=== Data extract ===

--

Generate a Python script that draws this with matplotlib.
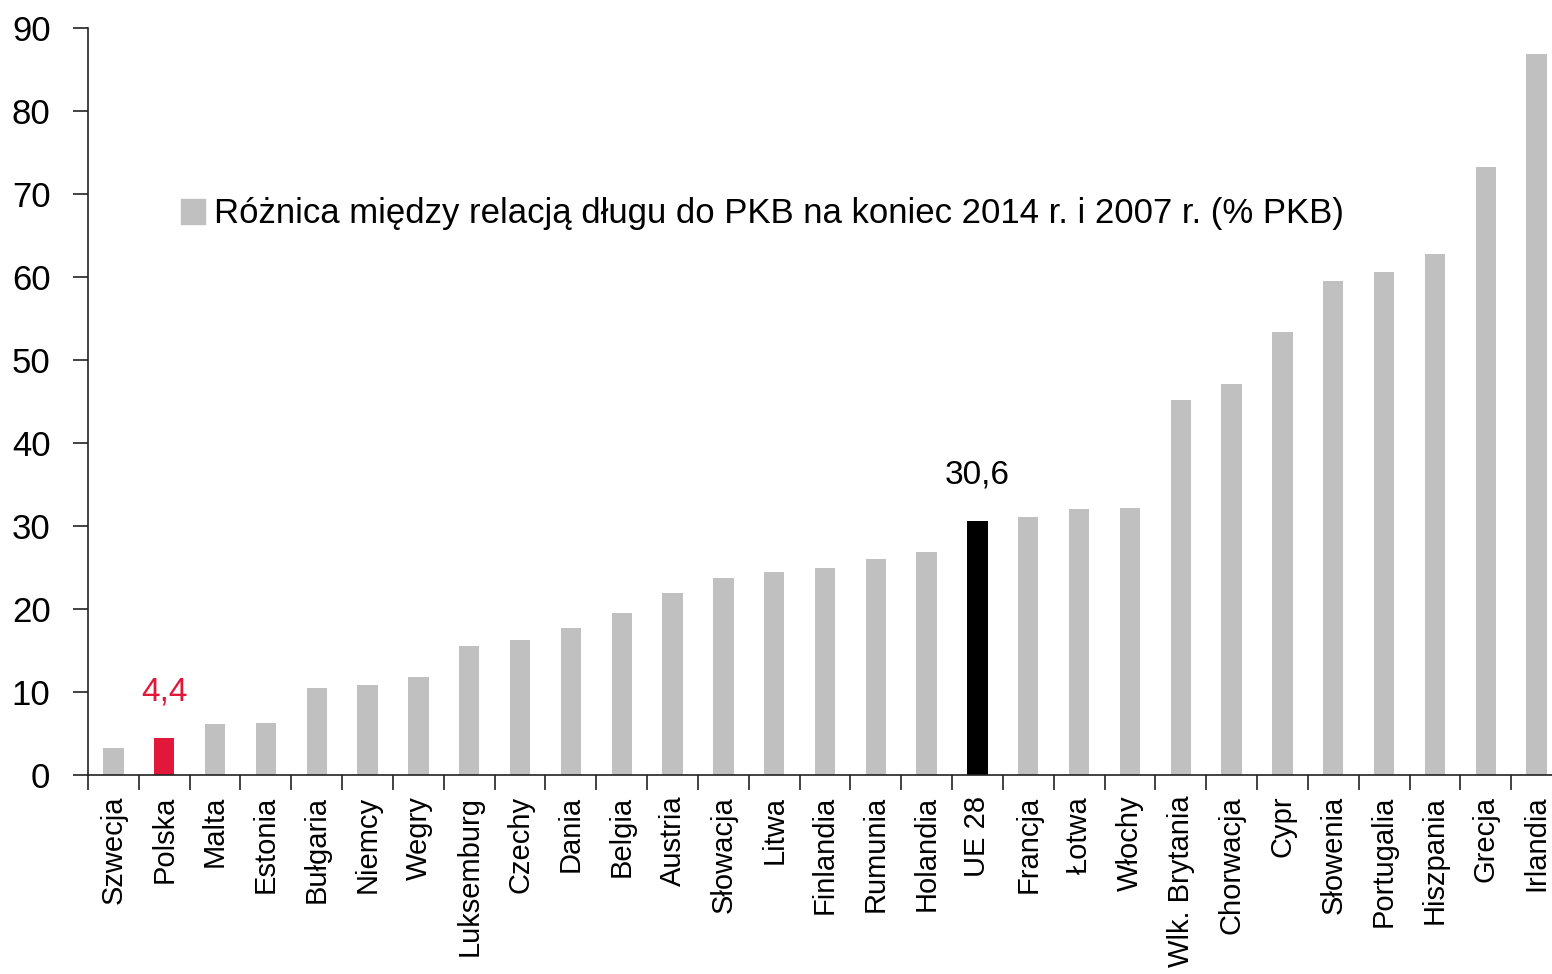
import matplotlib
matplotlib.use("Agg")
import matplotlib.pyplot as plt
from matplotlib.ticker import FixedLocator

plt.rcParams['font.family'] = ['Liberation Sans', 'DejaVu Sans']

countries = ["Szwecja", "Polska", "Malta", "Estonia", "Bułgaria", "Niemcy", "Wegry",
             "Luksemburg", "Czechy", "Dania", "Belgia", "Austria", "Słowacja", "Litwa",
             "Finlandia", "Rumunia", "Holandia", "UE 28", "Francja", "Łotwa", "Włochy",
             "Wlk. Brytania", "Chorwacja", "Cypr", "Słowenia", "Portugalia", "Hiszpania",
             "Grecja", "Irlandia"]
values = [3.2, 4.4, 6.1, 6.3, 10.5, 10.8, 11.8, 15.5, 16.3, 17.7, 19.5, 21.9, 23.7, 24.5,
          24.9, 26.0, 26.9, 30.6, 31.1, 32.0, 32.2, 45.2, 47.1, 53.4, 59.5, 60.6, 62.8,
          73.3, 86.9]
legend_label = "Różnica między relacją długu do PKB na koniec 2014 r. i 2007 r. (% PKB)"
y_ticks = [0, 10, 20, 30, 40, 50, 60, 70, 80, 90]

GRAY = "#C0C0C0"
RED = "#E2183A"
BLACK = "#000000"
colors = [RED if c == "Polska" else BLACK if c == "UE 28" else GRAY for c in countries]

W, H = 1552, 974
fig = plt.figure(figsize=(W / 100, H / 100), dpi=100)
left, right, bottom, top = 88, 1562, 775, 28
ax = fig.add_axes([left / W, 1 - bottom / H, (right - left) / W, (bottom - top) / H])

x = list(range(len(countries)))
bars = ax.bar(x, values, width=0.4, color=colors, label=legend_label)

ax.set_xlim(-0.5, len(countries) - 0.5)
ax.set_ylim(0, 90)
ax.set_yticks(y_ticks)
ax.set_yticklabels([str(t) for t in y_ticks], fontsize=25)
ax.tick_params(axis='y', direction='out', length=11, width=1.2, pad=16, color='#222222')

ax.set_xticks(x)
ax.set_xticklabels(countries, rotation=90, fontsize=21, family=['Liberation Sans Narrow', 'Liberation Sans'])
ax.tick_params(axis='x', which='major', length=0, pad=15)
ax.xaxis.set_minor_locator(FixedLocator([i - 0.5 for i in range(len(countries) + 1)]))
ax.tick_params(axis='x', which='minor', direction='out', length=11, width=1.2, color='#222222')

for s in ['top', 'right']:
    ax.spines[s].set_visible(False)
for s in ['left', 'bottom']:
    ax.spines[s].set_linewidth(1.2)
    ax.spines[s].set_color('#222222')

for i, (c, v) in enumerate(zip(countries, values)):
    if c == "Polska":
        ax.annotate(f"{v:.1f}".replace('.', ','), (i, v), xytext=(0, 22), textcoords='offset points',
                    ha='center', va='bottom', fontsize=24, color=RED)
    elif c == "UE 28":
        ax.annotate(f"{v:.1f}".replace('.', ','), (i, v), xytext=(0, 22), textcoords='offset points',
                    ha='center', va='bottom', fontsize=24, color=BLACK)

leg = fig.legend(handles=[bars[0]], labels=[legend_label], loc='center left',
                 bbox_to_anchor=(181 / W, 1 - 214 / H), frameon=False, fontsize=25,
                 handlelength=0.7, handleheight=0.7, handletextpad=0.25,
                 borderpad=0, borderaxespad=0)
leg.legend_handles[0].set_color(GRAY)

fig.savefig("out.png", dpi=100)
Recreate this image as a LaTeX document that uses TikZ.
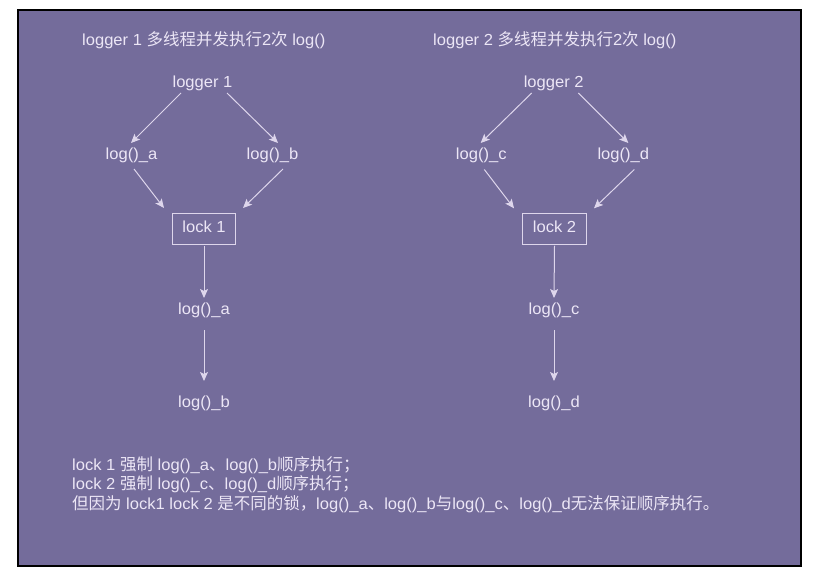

--

=== Written instruction ===
Everything from the first line of the records through the line containing "width=0.4, color=colors, label=legend_label)" should be reproduced exactly, apart from the pictures.

=== Solution to this problem ===
Generate a Python script that draws this with matplotlib.
import matplotlib
matplotlib.use("Agg")
import matplotlib.pyplot as plt
from matplotlib.ticker import FixedLocator

plt.rcParams['font.family'] = ['Liberation Sans', 'DejaVu Sans']

countries = ["Szwecja", "Polska", "Malta", "Estonia", "Bułgaria", "Niemcy", "Wegry",
             "Luksemburg", "Czechy", "Dania", "Belgia", "Austria", "Słowacja", "Litwa",
             "Finlandia", "Rumunia", "Holandia", "UE 28", "Francja", "Łotwa", "Włochy",
             "Wlk. Brytania", "Chorwacja", "Cypr", "Słowenia", "Portugalia", "Hiszpania",
             "Grecja", "Irlandia"]
values = [3.2, 4.4, 6.1, 6.3, 10.5, 10.8, 11.8, 15.5, 16.3, 17.7, 19.5, 21.9, 23.7, 24.5,
          24.9, 26.0, 26.9, 30.6, 31.1, 32.0, 32.2, 45.2, 47.1, 53.4, 59.5, 60.6, 62.8,
          73.3, 86.9]
legend_label = "Różnica między relacją długu do PKB na koniec 2014 r. i 2007 r. (% PKB)"
y_ticks = [0, 10, 20, 30, 40, 50, 60, 70, 80, 90]

GRAY = "#C0C0C0"
RED = "#E2183A"
BLACK = "#000000"
colors = [RED if c == "Polska" else BLACK if c == "UE 28" else GRAY for c in countries]

W, H = 1552, 974
fig = plt.figure(figsize=(W / 100, H / 100), dpi=100)
left, right, bottom, top = 88, 1562, 775, 28
ax = fig.add_axes([left / W, 1 - bottom / H, (right - left) / W, (bottom - top) / H])

x = list(range(len(countries)))
bars = ax.bar(x, values, width=0.4, color=colors, label=legend_label)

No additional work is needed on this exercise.